● What to produce: Keep only the lines where "with" appears.

● Available data:
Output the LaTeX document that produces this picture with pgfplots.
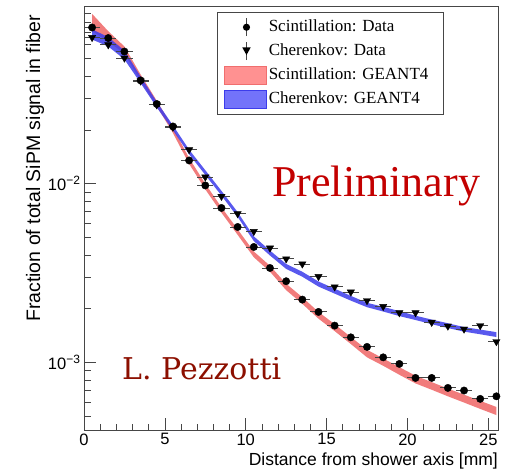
\documentclass[border=0pt]{standalone}
\usepackage{fontspec}
\setmainfont{Liberation Sans}
\newfontfamily\tnr{Liberation Serif}
\newfontfamily\slab{DejaVu Serif}
\usepackage{pgfplots}
\pgfplotsset{compat=1.18}
\usepackage{pgfplotstable}
\usepgfplotslibrary{fillbetween}

\definecolor{scintband}{RGB}{240,110,110}
\definecolor{cherband}{RGB}{60,60,235}
\definecolor{scintleg}{RGB}{255,145,145}
\definecolor{cherleg}{RGB}{115,115,250}
\definecolor{prelim}{RGB}{195,0,0}
\definecolor{author}{RGB}{140,15,0}
\definecolor{framegray}{RGB}{70,70,70}

% GEANT4 bands: lower and upper edge per 1 mm bin
\pgfplotstableread{
x     lo        hi
0.5   0.0715    0.0890
1.5   0.0622    0.0712
2.5   0.0535    0.0585
3.5   0.0375    0.0408
4.5   0.0271    0.0291
5.5   0.0192    0.0206
6.5   0.0129    0.0139
7.5   0.0093    0.0100
8.5   0.00688   0.00738
9.5   0.00518   0.00556
10.5  0.00388   0.00418
11.5  0.00322   0.00348
12.5  0.00254   0.00276
13.5  0.00213   0.00232
14.5  0.00176   0.00192
15.5  0.00150   0.00164
16.5  0.00127   0.00139
17.5  0.00107   0.00118
18.5  0.000960  0.001055
19.5  0.000855  0.000943
20.5  0.000765  0.000845
21.5  0.000705  0.000778
22.5  0.000648  0.000716
23.5  0.000598  0.000662
24.5  0.000551  0.000611
25.5  0.000509  0.000565
}\scintsim

\pgfplotstableread{
x     lo        hi
0.5   0.0640    0.0730
1.5   0.0585    0.0660
2.5   0.0495    0.0555
3.5   0.0365    0.0398
4.5   0.0267    0.0287
5.5   0.0199    0.0212
6.5   0.0146    0.0155
7.5   0.0112    0.0119
8.5   0.00858   0.00912
9.5   0.00652   0.00694
10.5  0.00478   0.00508
11.5  0.00397   0.00423
12.5  0.00334   0.00356
13.5  0.00302   0.00322
14.5  0.00266   0.00284
15.5  0.00243   0.00259
16.5  0.00222   0.00236
17.5  0.00204   0.00216
18.5  0.00193   0.00205
19.5  0.00182   0.00194
20.5  0.00173   0.00183
21.5  0.00164   0.00174
22.5  0.00156   0.00166
23.5  0.00149   0.00158
24.5  0.00144   0.00153
25.5  0.00139   0.00148
}\chersim

% Measured fractions
\pgfplotstableread{
x     y
0.5   0.0747
1.5   0.0652
2.5   0.0548
3.5   0.0378
4.5   0.0279
5.5   0.0209
6.5   0.01349
7.5   0.00978
8.5   0.00732
9.5   0.00573
10.5  0.00443
11.5  0.00338
12.5  0.00285
13.5  0.00225
14.5  0.00192
15.5  0.00161
16.5  0.001384
17.5  0.001224
18.5  0.00107
19.5  0.000983
20.5  0.000821
21.5  0.000821
22.5  0.000722
23.5  0.000698
24.5  0.000627
25.5  0.000648
}\scintdata

\pgfplotstableread{
x     y
0.5   0.0657
1.5   0.0598
2.5   0.0504
3.5   0.0375
4.5   0.0276
5.5   0.0207
6.5   0.01549
7.5   0.0109
8.5   0.0085
9.5   0.0068
10.5  0.00541
11.5  0.00437
12.5  0.0038
13.5  0.00356
14.5  0.00303
15.5  0.00265
16.5  0.00248
17.5  0.00222
18.5  0.00206
19.5  0.00190
20.5  0.00190
21.5  0.00168
22.5  0.00160
23.5  0.00154
24.5  0.00161
25.5  0.00131
}\cherdata

\begin{document}
\begin{tikzpicture}
\begin{axis}[
  scale only axis,
  width=414pt, height=424pt,
  xmin=0, xmax=25.6,
  ymode=log, ymin=4.2e-4, ymax=0.0985,
  xtick={0,5,...,25}, minor x tick num=4,
  ytick={0.001,0.01},
  yticklabels={10\textsuperscript{\fontsize{12}{12}\selectfont −3},10\textsuperscript{\fontsize{12}{12}\selectfont −2}},
  minor ytick={5e-4,6e-4,7e-4,8e-4,9e-4,2e-3,3e-3,4e-3,5e-3,6e-3,7e-3,8e-3,9e-3,2e-2,3e-2,4e-2,5e-2,6e-2,7e-2,8e-2,9e-2},
  xtick pos=bottom, ytick pos=left,
  tick align=inside,
  major tick length=12pt, minor tick length=6.5pt,
  axis line style={framegray, line width=0.8pt},
  tick style={framegray, line width=0.7pt},
  /pgf/number format/assume math mode=true,
  ticklabel style={font=\fontsize{16.5}{18}\selectfont},
  xlabel={Distance from shower axis [mm]},
  xlabel style={at={(axis description cs:1,0)}, anchor=north east, inner sep=0pt, yshift=-23pt, font=\fontsize{17.5}{20}\selectfont},
  ylabel={Fraction of total SiPM signal in fiber},
  ylabel style={at={(axis description cs:-0.118,0.979)}, anchor=east, inner sep=0pt, font=\fontsize{19.5}{22}\selectfont},
  legend style={at={(rel axis cs:0.321,0.986)}, anchor=north west,
    draw=framegray, line width=0.6pt, fill=white,
    font=\tnr\fontsize{17}{20}\selectfont,
    inner xsep=7pt, inner ysep=5pt, row sep=4pt,
    nodes={inner sep=2pt, text height=12pt, text depth=4pt},
    /tikz/every even column/.append style={column sep=9pt}},
  legend cell align=left,
]
% legend entries
\addlegendimage{legend image code/.code={
  \path[draw=none] (0pt,0pt) -- (42pt,0pt);
  \draw[framegray, line width=0.9pt] (22pt,-9pt)--(22pt,9pt);
  \fill[black, draw=none] (22pt,0pt) circle (3.6pt);}}
\addlegendentry{\makebox[166pt][l]{Scintillation: Data}}
\addlegendimage{legend image code/.code={
  \path[draw=none] (0pt,0pt) -- (42pt,0pt);
  \draw[framegray, line width=0.9pt] (22pt,-9pt)--(22pt,9pt);
  \fill[black, draw=none] (22pt,-3.8pt)--(26.2pt,3.8pt)--(17.8pt,3.8pt)--cycle;}}
\addlegendentry{Cherenkov: Data}
\addlegendimage{legend image code/.code={
  \fill[scintleg, draw=scintband, line width=0.6pt] (0pt,-9pt) rectangle (42pt,9pt);}}
\addlegendentry{Scintillation: GEANT4}
\addlegendimage{legend image code/.code={
  \fill[cherleg, draw=cherband, line width=0.6pt] (0pt,-9pt) rectangle (42pt,9pt);}}
\addlegendentry{Cherenkov: GEANT4}

% simulation bands
\addplot[name path=sU, draw=none, forget plot] table[x=x, y=hi]{\scintsim};
\addplot[name path=sL, draw=none, forget plot] table[x=x, y=lo]{\scintsim};
\addplot[scintband, fill opacity=0.9, draw=none, forget plot] fill between[of=sU and sL];
\addplot[name path=cU, draw=none, forget plot] table[x=x, y=hi]{\chersim};
\addplot[name path=cL, draw=none, forget plot] table[x=x, y=lo]{\chersim};
\addplot[cherband, fill opacity=0.85, draw=none, forget plot] fill between[of=cU and cL];

% data points with bin-width error bars
\addplot[only marks, mark=*, mark size=3.7pt, black, forget plot,
  error bars/.cd, x dir=both, x fixed=0.5, error mark=none,
  error bar style={framegray, line width=0.9pt}]
  table[x=x, y=y]{\scintdata};
\addplot[only marks, mark=triangle*, mark size=4.2pt, mark options={rotate=180}, black, forget plot,
  error bars/.cd, x dir=both, x fixed=0.5, error mark=none,
  error bar style={framegray, line width=0.9pt}]
  table[x=x, y=y]{\cherdata};

\node[anchor=base west, inner sep=0pt, font=\tnr\fontsize{44}{48}\selectfont, text=prelim]
  at (axis cs:11.63,0.00846) {Preliminary};
\node[anchor=base west, inner sep=0pt, font=\slab\fontsize{30}{34}\selectfont, text=author]
  at (axis cs:2.35,0.000804) {L. Pezzotti};
\end{axis}
\path (-84pt,-38pt) rectangle (425pt,430pt);
\end{tikzpicture}
\end{document}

● Solution to this problem:
Output the LaTeX document that produces this picture with pgfplots.
% data points with bin-width error bars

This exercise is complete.